Gabe Talton, a lawyer from the National Lawyer's Guild who was at the march as an observer, said he witnessed the incident.
Protesters "surrounded the car and tried to stop it and another red SUV," he said. "They sat on the cars, and then the police sprayed some pepper spray. I don't think anyone was hurt, but I did see a policewoman who had her helmet stripped off."
One police official was hit by some pepper spray during the march. Executive Assistant Police Chief Terrance W. Gainer was seen near the World Bank splashing water on his face and in his eyes. Sgt. Joe Gentile, a police spokesman, said Gainer was not seriously injured, adding, "He just got hit in the eyes with some pepper spray."
But even during the morning march, most protesters focused on their message and not aggression toward police.
Katrina Errico, 18, who hitchhiked from San Francisco, said the terrorist attacks caused a significant change in the tone of today's protest.
"It's geared a lot more towards peace, love and unity," Errico said. "Before it would have been a lot more radical and violent. The attacks kind of calmed people down a lot."
Another protester, a 20-year-old man from Western Pennsylvania who would only identify himself as "Fusion," said instead of military strikes, he prefers for the United States to try negotiating with those responsible for the attacks.
"We should try any solution except destruction. If there is no possible way to negotiate peace and truce, we may have to support military strikes," Fusion said. "We should find out what it is they hate about us. We should make compromises in our support of Israel, and we should end our absolute economic imperialism. Both the United States and the terrorists share responsibility in the attacks."
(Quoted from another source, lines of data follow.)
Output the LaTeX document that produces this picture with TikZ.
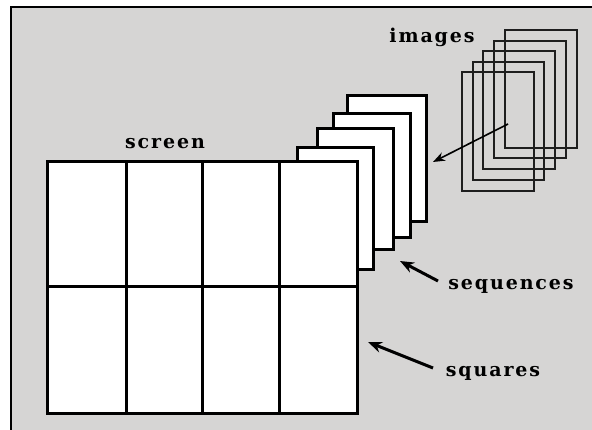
\documentclass[tikz,border=0pt]{standalone}
\usepackage{fontspec}
\newfontfamily\labfont[LetterSpace=10]{DejaVu Serif}
\usetikzlibrary{arrows.meta}
\definecolor{bggray}{RGB}{214,213,212}
\definecolor{imgline}{RGB}{30,30,30}
\tikzset{
  seqframe/.style={draw=black,fill=white,line width=3pt},
  imgframe/.style={draw=imgline,line width=2.2pt},
  gridline/.style={draw=black,line width=3pt},
  lab/.style={font=\labfont\bfseries\fontsize{19}{21}\selectfont,inner sep=0pt,anchor=base},
  thinarrow/.style={draw=black,line width=1.6pt,-{Stealth[length=12pt,width=9pt]}},
  thickarrow/.style={draw=black,line width=3pt,-{Stealth[length=14pt,width=11pt]}},
}
\begin{document}
\begin{tikzpicture}[x=1pt,y=-1pt]
\useasboundingbox (0,0) rectangle (592,430);
\fill[white] (0,0) rectangle (592,430);
\fill[bggray] (11,7) rectangle (592,430);
\draw[line width=2.5pt] (11,430) -- (11,7) -- (592,7);
% images frames
\draw[imgframe] (505,30) rectangle (577,148);
\draw[imgframe] (494,41) rectangle (566,158);
\draw[imgframe] (483,51) rectangle (555,169);
\draw[imgframe] (473,62) rectangle (544,180);
\draw[imgframe] (462,72) rectangle (534,191);
% sequence frames
\draw[seqframe] (347,96) rectangle (426,222);
\draw[seqframe] (333,114) rectangle (410,238);
\draw[seqframe] (317,129) rectangle (393,250);
\draw[seqframe] (297,148) rectangle (373,270);
% screen
\draw[seqframe] (47,162) rectangle (357,413);
\draw[gridline] (47,287) -- (357,287);
\draw[gridline] (126,162) -- (126,413);
\draw[gridline] (202,162) -- (202,413);
\draw[gridline] (279,162) -- (279,413);
% labels
\node[lab] (images) at (432,43) {images};
\node[lab] (screen) at (165,149) {screen};
\node[lab] (sequences) at (511,290) {sequences};
\node[lab] (squares) at (493,377) {squares};
% arrows
\coordinate (imgstart) at (508,124);
\coordinate (imgend) at (433,162);
\coordinate (seqstart) at (438,281);
\coordinate (seqend) at (400,261);
\coordinate (sqstart) at (433,368);
\coordinate (sqend) at (368,342);
\draw[thinarrow] (imgstart) -- (imgend);
\draw[thickarrow] (seqstart) -- (seqend);
\draw[thickarrow] (sqstart) -- (sqend);
\end{tikzpicture}
\end{document}
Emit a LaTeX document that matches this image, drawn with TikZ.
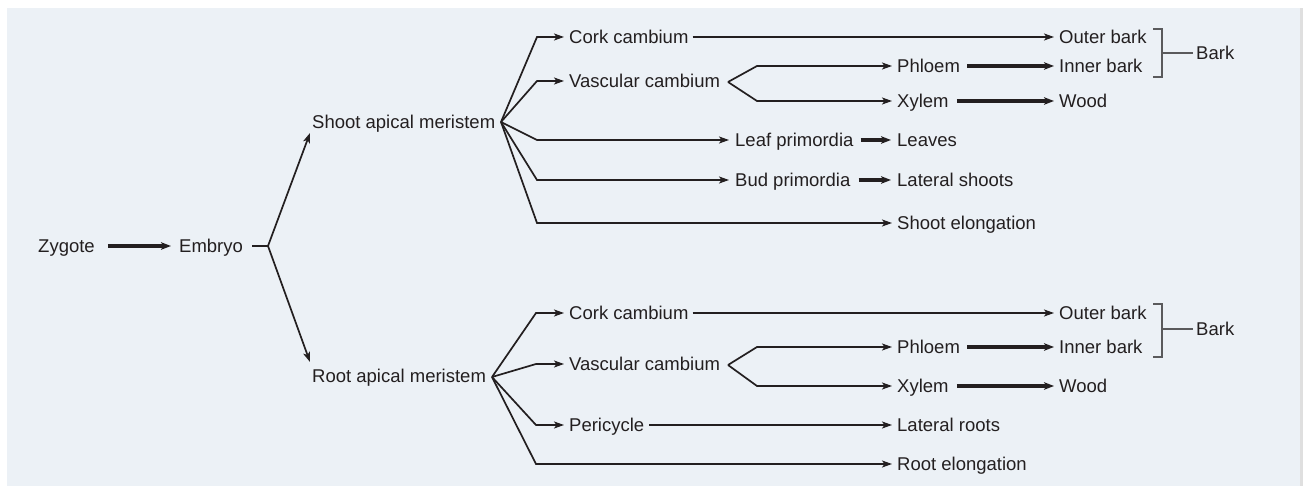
\documentclass[tikz,border=0pt]{standalone}
\usepackage{fontspec}
\setmainfont{Liberation Sans}
\usetikzlibrary{arrows.meta}
\definecolor{panel}{HTML}{ECF1F6}
\definecolor{ink}{HTML}{231F20}
\definecolor{brk}{HTML}{5A5A5C}
\begin{document}
\begin{tikzpicture}[x=1pt,y=-1pt,
  lbl/.style={anchor=west,inner sep=0pt,text height=13.2pt,text depth=0pt,text=ink,font=\fontsize{18.5}{22}\selectfont},
  thinline/.style={draw=ink,line width=1.7pt,line join=miter},
  thinarr/.style={thinline,-{Stealth[length=10pt,width=7pt,inset=2.5pt]}},
  medarr/.style={draw=ink,line width=2.5pt,-{Stealth[length=10pt,width=7pt,inset=2.5pt]}},
  thickarr/.style={draw=ink,line width=3.2pt,-{Stealth[length=10pt,width=7.5pt,inset=2.5pt]}},
  bracket/.style={draw=brk,line width=1.6pt}
]
\useasboundingbox (0,0) rectangle (1309,486);
\fill[white] (0,0) rectangle (1309,486);
\fill[panel] (7,8) rectangle (1300,486);
\fill[gray!25] (1300,8) rectangle (1303,486);

% left part
\node[lbl] (zyg) at (38,246) {Zygote};
\node[lbl] (emb) at (179,246) {Embryo};
\node[lbl] (sam) at (312,122) {Shoot apical meristem};
\node[lbl] (ram) at (312,376) {Root apical meristem};
\coordinate (eb) at (268,246);
\draw[thickarr] ([xshift=13pt]zyg.east) -- ([xshift=-8pt]emb.west);
\draw[thinline] ([xshift=9pt]emb.east) -- (eb);
\draw[thinarr] (eb) -- ([shift={(-2,11)}]sam.west);
\draw[thinarr] (eb) -- ([shift={(-2,-14)}]ram.west);

% shoot branch
\node[lbl] (scork) at (569,37) {Cork cambium};
\node[lbl] (svasc) at (569,81) {Vascular cambium};
\node[lbl] (sleafp) at (735,140) {Leaf primordia};
\node[lbl] (sbudp) at (735,180) {Bud primordia};
\node[lbl] (sel) at (897,223) {Shoot elongation};
\node[lbl] (souter) at (1059,37) {Outer bark};
\node[lbl] (sphl) at (897,66) {Phloem};
\node[lbl] (sinner) at (1059,66) {Inner bark};
\node[lbl] (sxyl) at (897,101) {Xylem};
\node[lbl] (swood) at (1059,101) {Wood};
\node[lbl] (sleaves) at (897,140) {Leaves};
\node[lbl] (slat) at (897,180) {Lateral shoots};
\node[lbl] (sbark) at (1196,53) {Bark};

\coordinate (sf) at (501,122);
\draw[thinarr] (sf) -- (537,37) -- ([xshift=-5pt]scork.west);
\draw[thinarr] (sf) -- (537,81) -- ([xshift=-5pt]svasc.west);
\draw[thinarr] (sf) -- (537,140) -- ([xshift=-6pt]sleafp.west);
\draw[thinarr] (sf) -- (537,180) -- ([xshift=-6pt]sbudp.west);
\draw[thinarr] (sf) -- (537,223) -- ([xshift=-5pt]sel.west);
\draw[thinarr] ([xshift=4pt]scork.east) -- ([xshift=-5pt]souter.west);
\coordinate (svf) at (728,82);
\draw[thinarr] (svf) -- (757,66) -- ([xshift=-5pt]sphl.west);
\draw[thinarr] (svf) -- (757,101) -- ([xshift=-5pt]sxyl.west);
\draw[thickarr] ([xshift=7pt]sphl.east) -- ([xshift=-5pt]sinner.west);
\draw[thickarr] ([xshift=8pt]sxyl.east) -- ([xshift=-5pt]swood.west);
\draw[thickarr] ([xshift=7pt]sleafp.east) -- ([xshift=-6pt]sleaves.west);
\draw[thickarr] ([xshift=8pt]sbudp.east) -- ([xshift=-6pt]slat.west);
\draw[bracket] (1153,29) -- (1162,29) -- (1162,77) -- (1153,77);
\draw[bracket] (1162,53) -- ([xshift=-3pt]sbark.west);

% root branch
\node[lbl] (rcork) at (569,313) {Cork cambium};
\node[lbl] (rvasc) at (569,364) {Vascular cambium};
\node[lbl] (rperi) at (569,425) {Pericycle};
\node[lbl] (rel) at (897,464) {Root elongation};
\node[lbl] (router) at (1059,313) {Outer bark};
\node[lbl] (rphl) at (897,347) {Phloem};
\node[lbl] (rinner) at (1059,347) {Inner bark};
\node[lbl] (rxyl) at (897,386) {Xylem};
\node[lbl] (rwood) at (1059,386) {Wood};
\node[lbl] (rlat) at (897,425) {Lateral roots};
\node[lbl] (rbark) at (1196,329) {Bark};

\coordinate (rf) at (492,377);
\draw[thinarr] (rf) -- (536,313) -- ([xshift=-5pt]rcork.west);
\draw[thinarr] (rf) -- (536,364) -- ([xshift=-5pt]rvasc.west);
\draw[thinarr] (rf) -- (536,425) -- ([xshift=-5pt]rperi.west);
\draw[thinarr] (rf) -- (536,464) -- ([xshift=-5pt]rel.west);
\draw[medarr] ([xshift=4pt]rcork.east) -- ([xshift=-5pt]router.west);
\draw[thinarr] ([xshift=5pt]rperi.east) -- ([xshift=-5pt]rlat.west);
\coordinate (rvf) at (728,365);
\draw[thinarr] (rvf) -- (757,347) -- ([xshift=-5pt]rphl.west);
\draw[thinarr] (rvf) -- (757,386) -- ([xshift=-5pt]rxyl.west);
\draw[thickarr] ([xshift=7pt]rphl.east) -- ([xshift=-5pt]rinner.west);
\draw[thickarr] ([xshift=8pt]rxyl.east) -- ([xshift=-5pt]rwood.west);
\draw[bracket] (1153,304) -- (1162,304) -- (1162,357) -- (1153,357);
\draw[bracket] (1162,329) -- ([xshift=-3pt]rbark.west);
\end{tikzpicture}
\end{document}
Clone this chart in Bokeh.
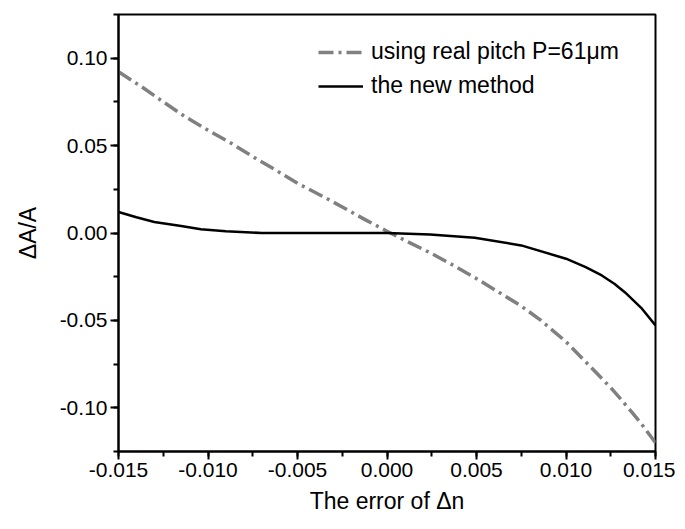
from bokeh.plotting import figure
from bokeh.models import SingleIntervalTicker, PrintfTickFormatter, Legend, LegendItem, Range1d
from bokeh.embed import file_html
from bokeh.resources import INLINE

# Data
x_real = [-0.015, -0.0137, -0.0125, -0.0113, -0.010, -0.0087, -0.0075, -0.0062, -0.005, -0.0036,
          -0.0025, -0.0012, 0.0, 0.0012, 0.0025, 0.0037, 0.005, 0.0062, 0.0075, 0.0086,
          0.010, 0.0112, 0.0125, 0.0131, 0.0137, 0.0142, 0.015]
y_real = [0.0922, 0.0836, 0.0750, 0.0667, 0.0588, 0.0513, 0.0437, 0.0359, 0.0284, 0.0210,
          0.0149, 0.0075, 0.001, -0.0052, -0.0118, -0.0185, -0.0261, -0.0336, -0.0418, -0.0500,
          -0.0622, -0.0748, -0.0885, -0.0955, -0.1028, -0.1090, -0.1200]

x_new = [-0.015, -0.014, -0.013, -0.0115, -0.0104, -0.009, -0.007, 0.0, 0.0024, 0.0049,
         0.0075, 0.010, 0.0111, 0.0120, 0.0127, 0.0133, 0.0142, 0.015]
y_new = [0.0120, 0.0090, 0.0063, 0.0040, 0.0022, 0.0010, 0.0, 0.0, -0.0008, -0.0027,
         -0.0071, -0.0147, -0.0195, -0.0243, -0.0290, -0.0340, -0.0428, -0.0529]

label_real = "using real pitch P=61\u03bcm"
label_new = "the new method"

FONT = "Liberation Sans"

p = figure(width=675, height=521, output_backend="svg", toolbar_location=None,
           x_range=Range1d(-0.015, 0.015), y_range=Range1d(-0.125, 0.125),
           min_border_left=118, min_border_right=20, min_border_top=14, min_border_bottom=70)

p.grid.visible = False
p.outline_line_color = "black"
p.outline_line_width = 2
p.outline_line_alpha = 1.0
p.background_fill_color = "white"
p.border_fill_color = "white"

r1 = p.line(x_real, y_real, line_color="#808080", line_width=3.5, line_dash="15 5 3 5",
            line_join="round")
r2 = p.line(x_new, y_new, line_color="black", line_width=2.5, line_join="round")

p.xaxis.ticker = SingleIntervalTicker(interval=0.005, num_minor_ticks=2)
p.yaxis.ticker = SingleIntervalTicker(interval=0.05, num_minor_ticks=2)
p.xaxis.formatter = PrintfTickFormatter(format="%.3f")
p.yaxis.formatter = PrintfTickFormatter(format="%.2f")

for ax in (p.xaxis[0], p.yaxis[0]):
    ax.axis_line_width = 2
    ax.axis_line_color = "black"
    ax.major_tick_line_width = 2
    ax.minor_tick_line_width = 2
    ax.major_tick_out = 8
    ax.major_tick_in = 0
    ax.minor_tick_out = 5
    ax.minor_tick_in = 0
    ax.major_label_text_font = FONT
    ax.major_label_text_font_size = "21px"
    ax.major_label_text_color = "black"
    ax.axis_label_text_font = FONT
    ax.axis_label_text_font_size = "23px"
    ax.axis_label_text_font_style = "normal"
    ax.axis_label_text_color = "black"
    ax.major_label_standoff = 3

p.xaxis.axis_label = "The error of \u0394n"
p.yaxis.axis_label = "\u0394A/A"
p.xaxis.axis_label_standoff = 8
p.yaxis.axis_label_standoff = 16

legend = Legend(items=[LegendItem(label=label_real, renderers=[r1]),
                       LegendItem(label=label_new, renderers=[r2])],
                location=(200, 352))
legend.border_line_color = None
legend.background_fill_alpha = 0
legend.padding = 0
legend.margin = 0
legend.spacing = 7
legend.glyph_width = 45
legend.glyph_height = 24
legend.label_height = 24
legend.label_standoff = 8
legend.label_text_font = FONT
legend.label_text_font_size = "23px"
legend.label_text_color = "black"
p.add_layout(legend)

open("out.html", "w").write(file_html(p, INLINE))
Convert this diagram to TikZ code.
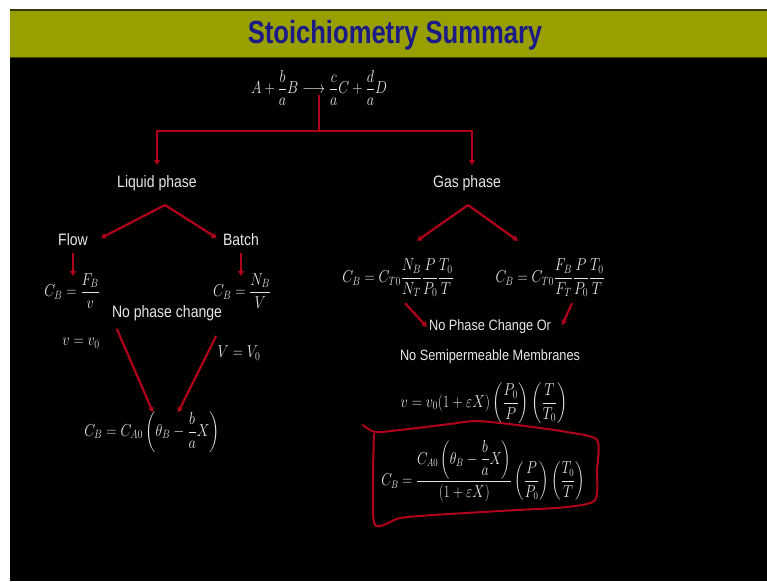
\documentclass[tikz,border=0pt]{standalone}
\usepackage{amsmath,amssymb}
\usepackage[no-math]{fontspec}
\usepackage{xcolor}
\usepackage{tikz}
\usetikzlibrary{arrows.meta}
\setmainfont{Liberation Sans}
\newfontfamily\narrowfont[FakeStretch=0.85]{Liberation Sans}
\newfontfamily\titlefont[FakeStretch=0.8]{Liberation Sans}
\definecolor{slidebar}{HTML}{97A000}
\definecolor{titleblue}{HTML}{1C1A85}
\definecolor{pen}{HTML}{B0001A}
\definecolor{chalk}{HTML}{E6E6E6}
\newcommand{\eqn}[1]{\scalebox{0.82}[1]{$\displaystyle #1$}}

\begin{document}
\begin{tikzpicture}[x=1pt, y=-1pt,
  lbl/.style={text=chalk, inner sep=2pt, font=\narrowfont\fontsize{16.5}{18}\selectfont},
  note/.style={lbl, font=\narrowfont\fontsize{15}{17}\selectfont},
  math/.style={text=chalk, inner sep=1pt, font=\fontsize{17}{20}\selectfont},
  link/.style={draw=pen, line width=2.2pt},
  arr/.style={link, -{Triangle[length=5pt, width=5.5pt]}}]

\useasboundingbox (0,0) rectangle (767,581);
\fill[white] (0,0) rectangle (767,581);
\fill[black] (10,58) rectangle (767,581);
\fill[slidebar] (10,9) rectangle (767,58);
\draw[slidebar!35!black, line width=1.5pt] (10,9.75) -- (767,9.75);
\draw[slidebar!45!black, line width=1pt] (10,57.5) -- (767,57.5);

\node[anchor=base, text=titleblue, font=\titlefont\bfseries\fontsize{32}{36}\selectfont]
  (title) at (395,43) {Stoichiometry Summary};

% reaction and the two phases
\node[math] (eq) at (319,88)
  {\eqn{A+\frac{b}{a}B\longrightarrow\frac{c}{a}C+\frac{d}{a}D}};
\coordinate (split) at ([yshift=-43pt]eq.center);
\node[lbl] (liquid) at (157,183) {Liquid phase};
\node[lbl] (gas) at (467,183) {Gas phase};
\draw[link] ([yshift=-7pt]eq.center) -- (split);
\draw[arr] (split) -| ([yshift=8pt]liquid.north);
\draw[arr] (split) -| ([xshift=5pt, yshift=8pt]gas.north);

% liquid side
\coordinate (lsplit) at (165,205);
\node[lbl] (flow) at (73,240) {Flow};
\node[lbl] (batch) at (241,240) {Batch};
\node[math] (cbflow) at (72,291) {\eqn{C_B=\frac{F_B}{v}}};
\node[math] (cbbatch) at (242,291) {\eqn{C_B=\frac{N_B}{V}}};
\node[lbl] (nochange) at (167,313) {No phase change};
\node[math] (vflow) at (81,343) {\eqn{v=v_0}};
\node[math] (vbatch) at (239,353) {\eqn{V=V_0}};
\node[math] (cbliq) at (152,432)
  {\eqn{C_B=C_{A0}\left(\theta_B-\frac{b}{a}X\right)}};
\draw[arr] (lsplit) -- ([xshift=11pt, yshift=2pt]flow.east);
\draw[arr] (lsplit) -- ([xshift=-4pt, yshift=2pt]batch.west);
\draw[arr] ([yshift=-5pt]flow.south) -- ([yshift=-4pt]flow.south |- cbflow.north);
\draw[arr] ([yshift=-5pt]batch.south) -- ([yshift=-4pt]batch.south |- cbbatch.north);
\draw[arr] ([xshift=7pt, yshift=-6pt]nochange.south west) -- ([xshift=1pt, yshift=-2pt]cbliq.north);
\draw[arr] ([xshift=-8pt, yshift=-13pt]nochange.south east) -- ([xshift=26pt, yshift=-2pt]cbliq.north);

% gas side
\coordinate (gsplit) at (468,205);
\node[math] (cbgasn) at (398,278)
  {\eqn{C_B=C_{T0}\frac{N_B}{N_T}\frac{P}{P_0}\frac{T_0}{T}}};
\node[math] (cbgasf) at (550,278)
  {\eqn{C_B=C_{T0}\frac{F_B}{F_T}\frac{P}{P_0}\frac{T_0}{T}}};
\node[note] (nophase) at (490,327) {No Phase Change Or};
\node[note] (nomemb) at (490,357) {No Semipermeable Membranes};
\node[math] (vgas) at (484,403)
  {\eqn{v=v_0(1+\varepsilon X)\left(\frac{P_0}{P}\right)\left(\frac{T}{T_0}\right)}};
\node[math, font=\fontsize{16}{19}\selectfont] (cbgas) at (483,471)
  {\scalebox{0.8}[1]{$\displaystyle C_B=\frac{C_{A0}\left(\theta_B-\dfrac{b}{a}X\right)}{(1+\varepsilon X)}
   \left(\frac{P}{P_0}\right)\left(\frac{T_0}{T}\right)$}};
\draw[arr] (gsplit) -- ([xshift=19pt, yshift=17pt]cbgasn.north);
\draw[arr] (gsplit) -- ([xshift=-32pt, yshift=17pt]cbgasf.north);
\draw[arr] ([xshift=7pt, yshift=-5pt]cbgasn.south) -- (nophase.west);
\draw[arr] ([xshift=22pt, yshift=-5pt]cbgasf.south) -- ([xshift=9pt, yshift=2pt]nophase.east);

% hand drawn box round the result
\draw[pen, line width=2pt, line cap=round, line join=round]
  plot[smooth, tension=0.45] coordinates {(363,425) (375,432) (400,430) (450,424)
    (477,421) (517,425) (567,432) (597,440) (597,470) (595,500) (567,507)
    (517,510) (483,512) (433,515) (400,518) (375,525) (373,477) (374,434)};

\end{tikzpicture}
\end{document}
After protesters reached the World Bank and IMF headquarters, police prevented them from leaving for about an hour. Police circled protesters in front of the World Bank and blocked off the entrance to the World Bank with metal dividers and a police line. During that time, protesters played soccer, held hands and chanted. There was some taunting of officers as well. When police officers were ready to allow the group to move again, they pushed the protesters, directing them back down H street.
U.S. Park Police showed up in black riot gear to help bolster the police presence. They established lines on cross streets to help control the crowd movement.
About 1 p.m., at H and 15th streets NW, another brief clash occurred between demonstrators and police. Streams of pepper spray dispersed the crowd, and Chief Ramsey, who had been leading a line of police ahead of the protesters, helped pin down one demonstrator, who was handcuffed and taken away.
The demonstration moved down 14th Street to Freedom Plaza, where demonstrators joined the hundreds of other protesters for the second march.
Onlookers watched from behind shop windows and along the march route. Darryl Williams, a tourist from Rochester, N.Y., said he was distraught by the activity. "Right now, I am nothing but angry when I see this; all they are doing is dividing the country," he said. "They don't appreciate what they have."
Tomorrow, an event organized by the Washington Peace Center and the D.C. office of the American Friends Service Committee will take place at 11 a.m. at Meridian Hill Park, 16th and Euclid streets NW. That march will take demonstrators through Dupont Circle and Adams Morgan.